My Protestant cautions noted, I think the use of the hypostatic union of the two natures in Christ is a good point from which to analogize about human and Divine agency in the Church, provided that the understanding is that it is analogical—at least until we arrive at ecclesiastical maturity when the Kingdom arrives in full force—and that we reason forth from it even-handedly. I affirm together with my Roman Catholic and Eastern Orthodox brothers and sisters that Christ is, in a profoundly Incarnational way, present to us through the Holy Spirit in the earthly assembly of the Catholic Church, and that, in spite of sin and human failing within the Church, the Church—in toto—is truly one flesh with Jesus Christ and, as such, will be preserved in faithfulness to Him through the ages. I am skeptical, however, about describing this faithfulness in terms of infallibility.

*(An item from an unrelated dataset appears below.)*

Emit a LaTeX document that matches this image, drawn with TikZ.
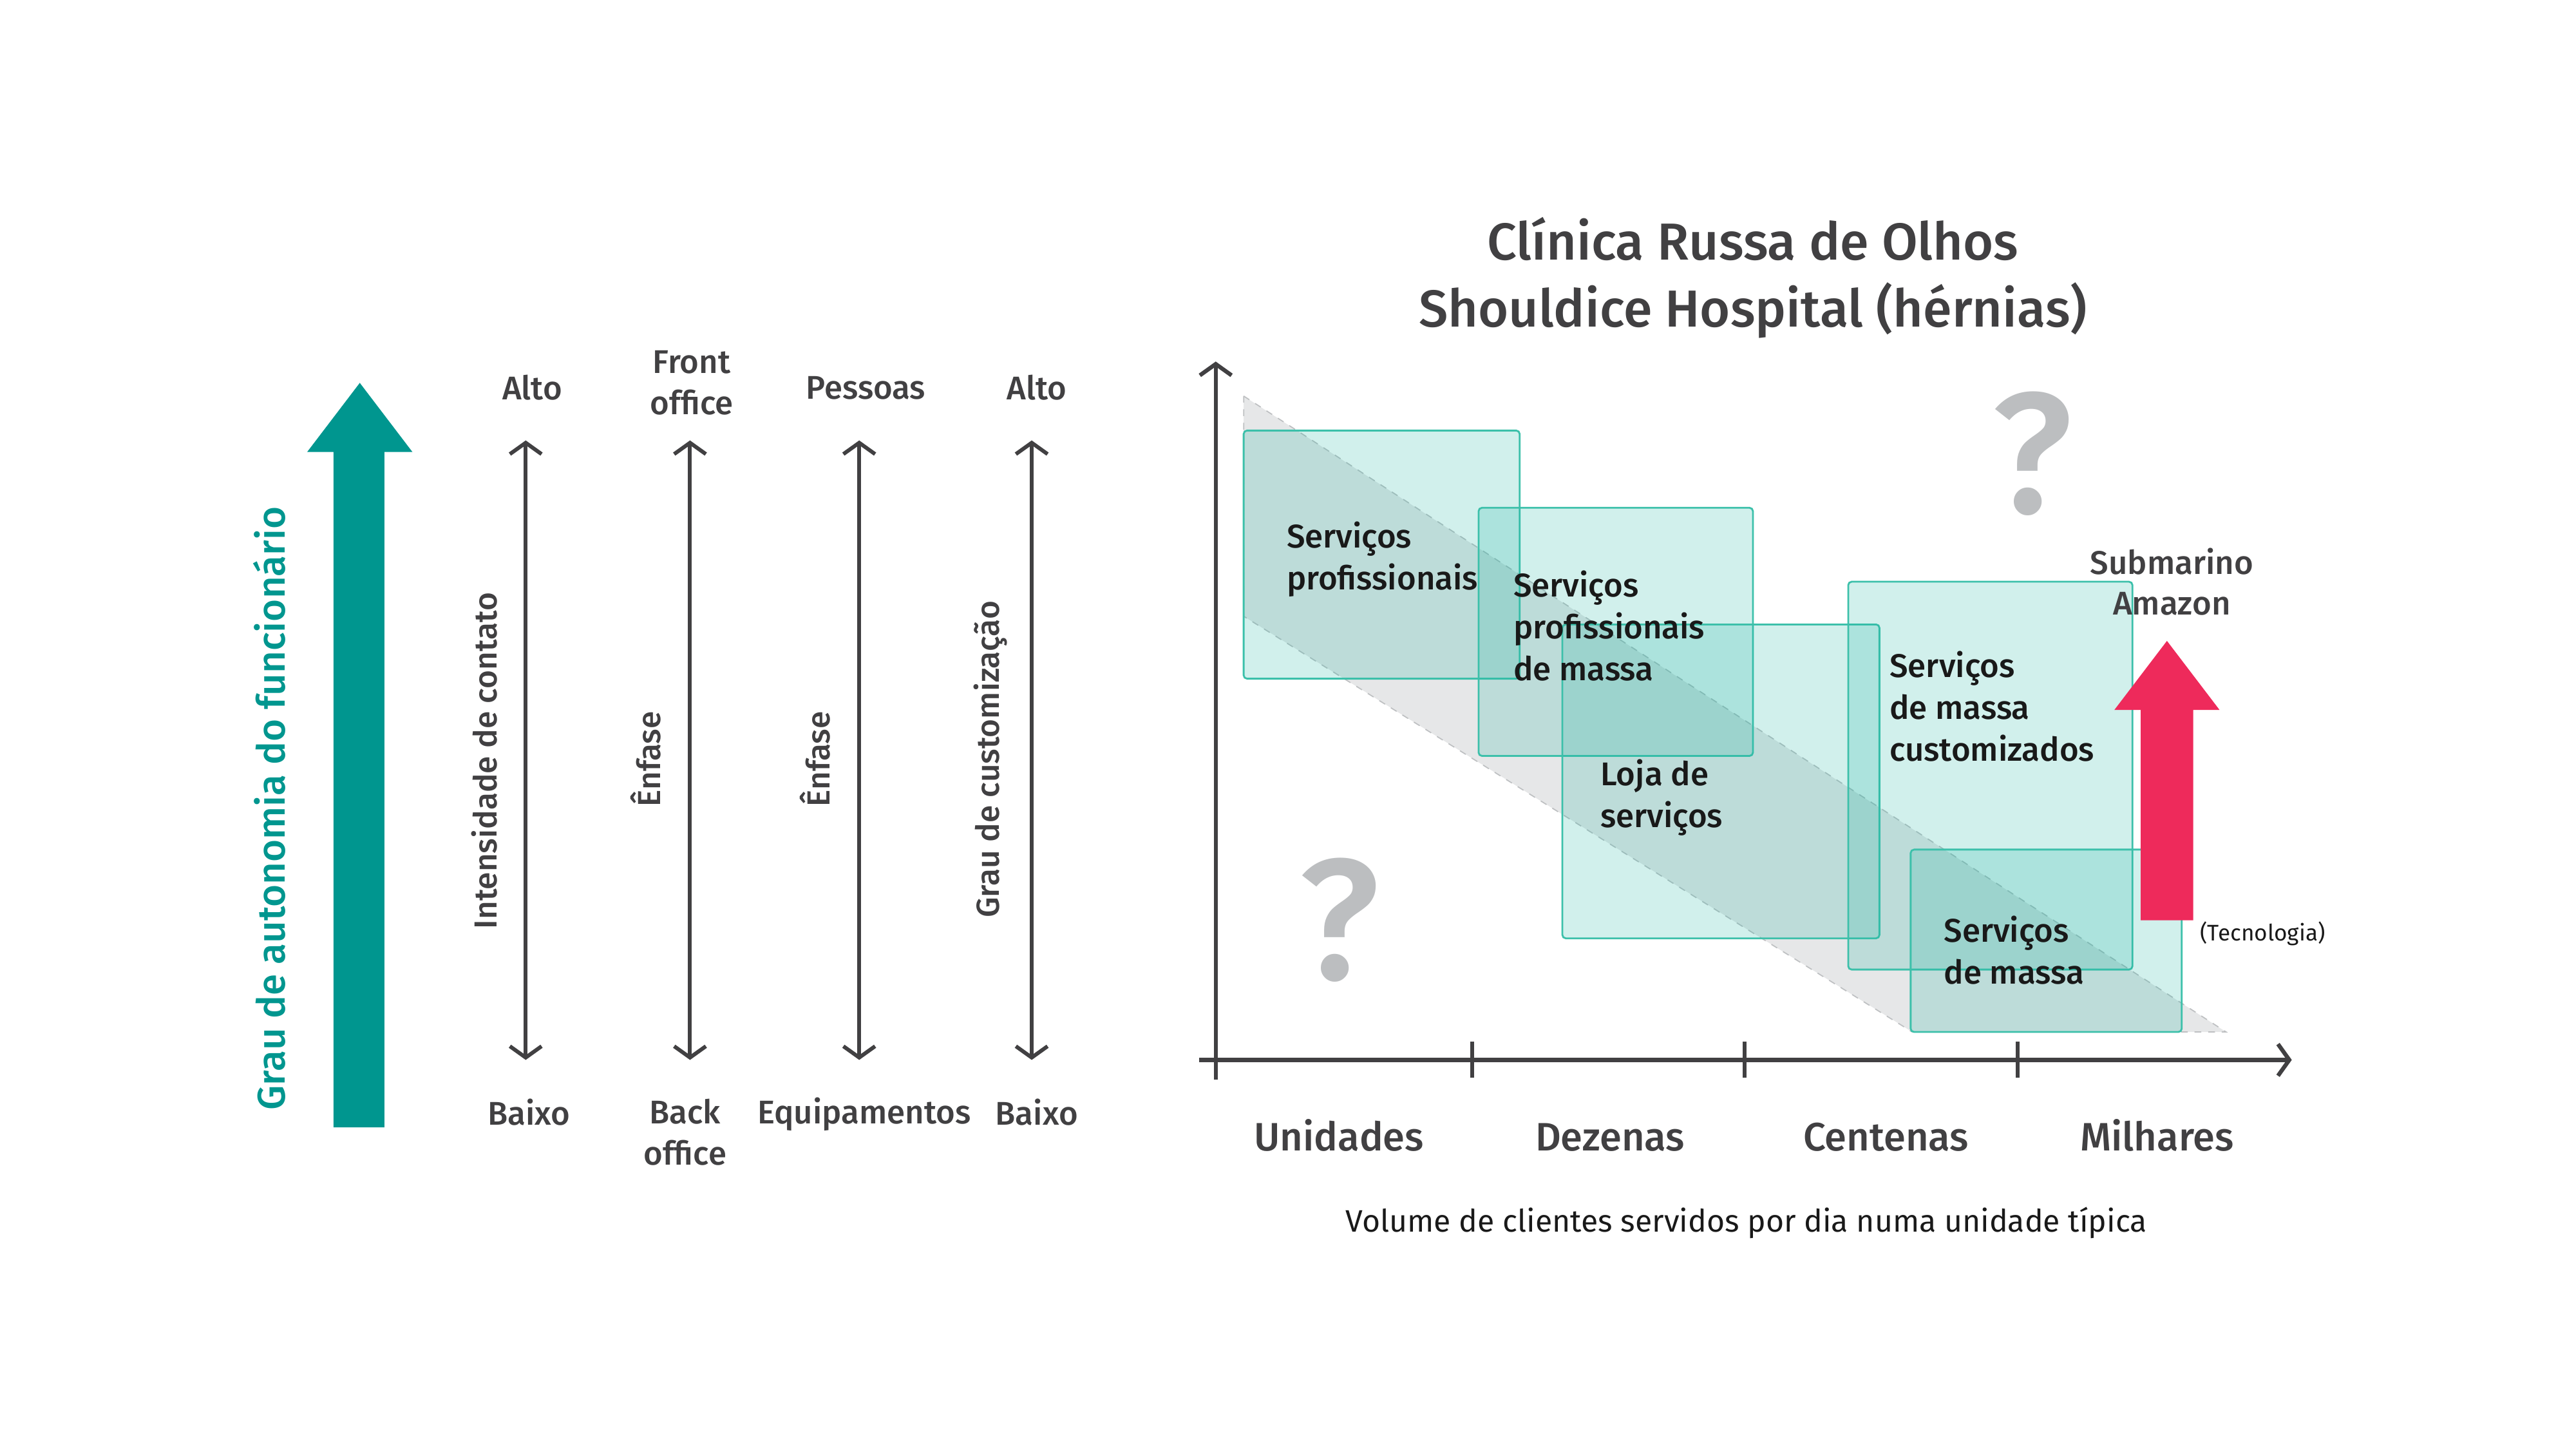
\documentclass[tikz,border=0pt]{standalone}
\usepackage{fontspec}
\setmainfont{Fira Sans}
\IfFontExistsTF{Fira Sans Medium}
  {\newfontfamily\medfont{Fira Sans Medium}}
  {\newcommand\medfont{\rmfamily}}
\usetikzlibrary{positioning,arrows.meta}
\definecolor{petrol}{RGB}{0,150,143}
\definecolor{inkgray}{RGB}{65,64,66}
\definecolor{bandgray}{RGB}{230,231,232}
\definecolor{banddash}{RGB}{190,192,194}
\definecolor{qgray}{RGB}{188,190,192}
\definecolor{boxteal}{RGB}{26,178,160}
\definecolor{boxedge}{RGB}{60,192,170}
\definecolor{techred}{RGB}{238,42,91}
\tikzset{
  >={Straight Barb[length=5pt,width=14pt]},
  scalebar/.style={<->,draw=inkgray,line width=1.7pt},
  axis/.style={->,draw=inkgray,line width=1.8pt},
  tick/.style={draw=inkgray,line width=1.6pt},
  lbl/.style={text=inkgray,font=\medfont\fontsize{14.5}{18.2}\selectfont,align=center,inner sep=0pt},
  sidelbl/.style={lbl,rotate=90,font=\medfont\fontsize{14.1}{17}\selectfont},
  catlbl/.style={text=inkgray,font=\medfont\fontsize{17.5}{21}\selectfont,inner sep=0pt,text height=12.5pt,text depth=0pt},
  band/.style={fill=bandgray,draw=banddash,dashed,line width=0.5pt},
  segbox/.style={draw=boxedge,line width=0.8pt,fill=boxteal,fill opacity=0.2,rounded corners=1.5pt},
  boxtxt/.style={text=black!90,font=\medfont\fontsize{14.5}{18.5}\selectfont,align=left,anchor=north west,inner sep=0pt},
  qmark/.style={text=qgray,font=\medfont\fontsize{76}{76}\selectfont,inner sep=0pt}
}
\begin{document}
\begin{tikzpicture}[x=0.025510cm,y=-0.025510cm]
  \useasboundingbox (0,0) rectangle (1568,882);

  % left: autonomy arrow
  \fill[petrol] (203,686) -- (203,275) -- (187,275) -- (219,233) -- (251,275) -- (234,275) -- (234,686) -- cycle;
  \node[sidelbl,text=petrol,font=\medfont\fontsize{17.1}{20}\selectfont] (auton) at (164,492) {Grau de autonomia do funcionário};

  % left: four scales
  \coordinate (c1t) at (320,268);
  \coordinate (c1b) at (320,645);
  \coordinate (c2t) at (420,268);
  \coordinate (c2b) at (420,645);
  \coordinate (c3t) at (523,268);
  \coordinate (c3b) at (523,645);
  \coordinate (c4t) at (628,268);
  \coordinate (c4b) at (628,645);
  \draw[scalebar] (c1t) -- (c1b);
  \draw[scalebar] (c2t) -- (c2b);
  \draw[scalebar] (c3t) -- (c3b);
  \draw[scalebar] (c4t) -- (c4b);

  \node[lbl] (c1hi) at (324,236) {Alto};
  \node[lbl] (c2hi) at (421,233) {Front\\office};
  \node[lbl] (c3hi) at (527,236) {Pessoas};
  \node[lbl] (c4hi) at (631,236) {Alto};
  \node[lbl] (c1lo) at (322,677) {Baixo};
  \node[lbl] (c2lo) at (417,689) {Back\\office};
  \node[lbl] (c3lo) at (526,678) {Equipamentos};
  \node[lbl] (c4lo) at (631,677) {Baixo};
  \node[sidelbl] (c1tx) at (295,463) {Intensidade de contato};
  \node[sidelbl] (c2tx) at (393,462) {Ênfase};
  \node[sidelbl] (c3tx) at (496,462) {Ênfase};
  \node[sidelbl] (c4tx) at (603,462) {Grau de customização};

  % right: chart
  \node[lbl,font=\medfont\fontsize{23}{29.7}\selectfont] (ttl) at (1067,169) {Clínica Russa de Olhos\\Shouldice Hospital (hérnias)};

  \path[band] (757,241) -- (1355,628) -- (1164,628) -- (757,375) -- cycle;

  \path[segbox] (757,262) rectangle (925,413);
  \path[segbox] (900,309) rectangle (1067,460);
  \path[segbox] (951,380) rectangle (1144,571);
  \path[segbox] (1125,354) rectangle (1298,590);
  \path[segbox] (1163,517) rectangle (1328,628);

  \node[boxtxt] (prof) at (783,317) {Serviços\\profissionais};
  \node[boxtxt] (profm) at (921,347) {Serviços\\profissionais\\de massa};
  \node[boxtxt] (loja) at (974,462) {Loja de\\serviços};
  \node[boxtxt] (cust) at (1150,396) {Serviços\\de massa\\customizados};
  \node[boxtxt] (mass) at (1183,557) {Serviços\\de massa};

  \node[qmark] (qlow) at (815,560) {?};
  \node[qmark] (qhigh) at (1237,276) {?};

  % axes
  \coordinate (ylow) at (740,657);
  \coordinate (ytop) at (740,220);
  \coordinate (xlow) at (730,645);
  \coordinate (xend) at (1395,645);
  \draw[axis] (ylow) -- (ytop);
  \draw[axis] (xlow) -- (xend);
  \coordinate (t1) at (896,645);
  \coordinate (t2) at (1062,645);
  \coordinate (t3) at (1228,645);
  \draw[tick] (t1) ++(0,-11) -- ++(0,22);
  \draw[tick] (t2) ++(0,-11) -- ++(0,22);
  \draw[tick] (t3) ++(0,-11) -- ++(0,22);

  \coordinate (m1) at (815,645);
  \coordinate (m2) at (980,645);
  \coordinate (m3) at (1148,645);
  \coordinate (m4) at (1313,645);
  \node[catlbl,below=27.5pt of m1] (units) {Unidades};
  \node[catlbl,below=27.5pt of m2] (tens) {Dezenas};
  \node[catlbl,below=27.5pt of m3] (hund) {Centenas};
  \node[catlbl,below=27.5pt of m4] (thou) {Milhares};
  \node[lbl,text=black!90,font=\fontsize{13.7}{16}\selectfont] (vol) at (1063,744) {Volume de clientes servidos por dia numa unidade típica};

  % technology push
  \fill[techred] (1303,560) -- (1303,432) -- (1287,432) -- (1319,390) -- (1351,432) -- (1335,432) -- (1335,560) -- cycle;
  \node[lbl] (shops) at (1322,354) {Submarino\\Amazon};
  \node[lbl,text=black!90,font=\fontsize{10}{12}\selectfont,anchor=west] (tech) at (1339,568) {(Tecnologia)};
\end{tikzpicture}
\end{document}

When it comes to the question, though, of a sphere in which the infallibility of the Divine Person is predicated of His human ministers, it would seem to re-raise the specter of ecclesial Nestorianism to abstract the teaching capacity of the Church from its other functions, ascribing the category of Divine infallibility to the Church in its fundamental teaching capacity, while admitting of human fallibility for the Church in its other capacities. Remember, the hypostatic union does not allow us to divide Christ.
Perhaps, though, I have not fully understood what Catholics and Orthodox affirm respectively about Church infallibility. If Christ's infallibility were predicated of the Church only when she speaks or acts as one (which would be the rare instance, indeed), logical consistency with the hypostatic union would be preserved, but would this still be taking the Incarnational nature of the Church too far?
I certainly share the faith that Jesus Christ has led thus far and will continue to lead His Church into all truth and preserve her in faithfulness to Himself through the ministry of his servants, but my Protestant skepticism remains strong whether "infallible" can be applied to any singular function of Christ's Church or even to Christ's Church in those limited occasions when it speaks or acts as one before the Kingdom comes in full force.